>> Begin

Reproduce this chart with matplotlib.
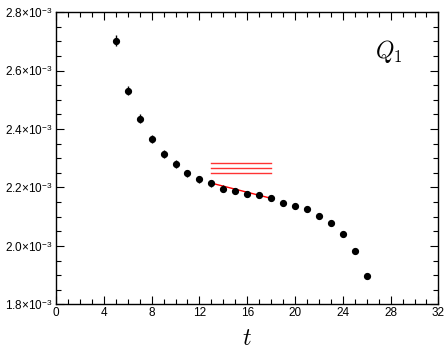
import matplotlib
matplotlib.use("Agg")
import matplotlib.pyplot as plt
from matplotlib.ticker import MultipleLocator, FuncFormatter

plt.rcParams['font.family'] = ['Liberation Sans', 'DejaVu Sans']
plt.rcParams['mathtext.fontset'] = 'cm'

# dane (w jednostkach 1e-3)
t = [5, 6, 7, 8, 9, 10, 11, 12, 13, 14, 15, 16, 17, 18, 19, 20, 21, 22, 23, 24, 25, 26]
q1 = [2.702, 2.531, 2.435, 2.366, 2.314, 2.280, 2.248, 2.228, 2.214, 2.196, 2.188,
      2.179, 2.174, 2.163, 2.146, 2.136, 2.125, 2.104, 2.078, 2.040, 1.984, 1.898]
q1_err = [0.019, 0.016, 0.015, 0.014, 0.013, 0.013, 0.012, 0.012, 0.011, 0.011, 0.010,
          0.010, 0.010, 0.010, 0.009, 0.009, 0.009, 0.009, 0.009, 0.009, 0.009, 0.009]

# dopasowanie (czerwona linia) i pasmo plateau
fit_t = [13, 18]
fit_q = [2.215, 2.163]
band_t = [13, 18]
band_q = [2.283, 2.265, 2.248]

fig = plt.figure(figsize=(4.47, 3.51), dpi=100)
ax = fig.add_axes([0.1253, 0.1325, 0.8555, 0.8333])

ax.errorbar(t, [v * 1e-3 for v in q1], yerr=[e * 1e-3 for e in q1_err], fmt='o',
            color='black', ms=4.2, elinewidth=1.0, capsize=0, zorder=3)
ax.plot(fit_t, [v * 1e-3 for v in fit_q], color='red', lw=1.0, zorder=2)
for v in band_q:
    ax.plot(band_t, [v * 1e-3, v * 1e-3], color='red', lw=1.0, alpha=0.8)

ax.set_xlim(0, 32)
ax.set_ylim(1.8e-3, 2.8e-3)
ax.xaxis.set_major_locator(MultipleLocator(4))
ax.xaxis.set_minor_locator(MultipleLocator(1))
ax.yaxis.set_major_locator(MultipleLocator(0.2e-3))
ax.yaxis.set_minor_locator(MultipleLocator(0.05e-3))
ax.yaxis.set_major_formatter(FuncFormatter(lambda v, p: "%.1f\u00d710$^{\\mathregular{-3}}$" % (v * 1e3)))
ax.tick_params(which='both', direction='in', top=True, right=True, labelsize=8.5, pad=2)
ax.tick_params(which='major', length=6, width=0.8)
ax.tick_params(which='minor', length=3.5, width=0.8)
for s in ax.spines.values():
    s.set_linewidth(1.0)

ax.set_xlabel('$t$', fontsize=17, labelpad=6)
ax.text(0.87, 0.865, '$Q_1$', transform=ax.transAxes, fontsize=17, ha='center', va='center')

fig.savefig("out.png", dpi=100)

>> End

* Brief: Return nothing but the lines running from the start of the data to the line with "plt.rcParams['mathtext.fontset'] = 'cm'", please, both ends included and no pictures.

* Exercise solution:
Reproduce this chart with matplotlib.
import matplotlib
matplotlib.use("Agg")
import matplotlib.pyplot as plt
from matplotlib.ticker import MultipleLocator, FuncFormatter

plt.rcParams['font.family'] = ['Liberation Sans', 'DejaVu Sans']
plt.rcParams['mathtext.fontset'] = 'cm'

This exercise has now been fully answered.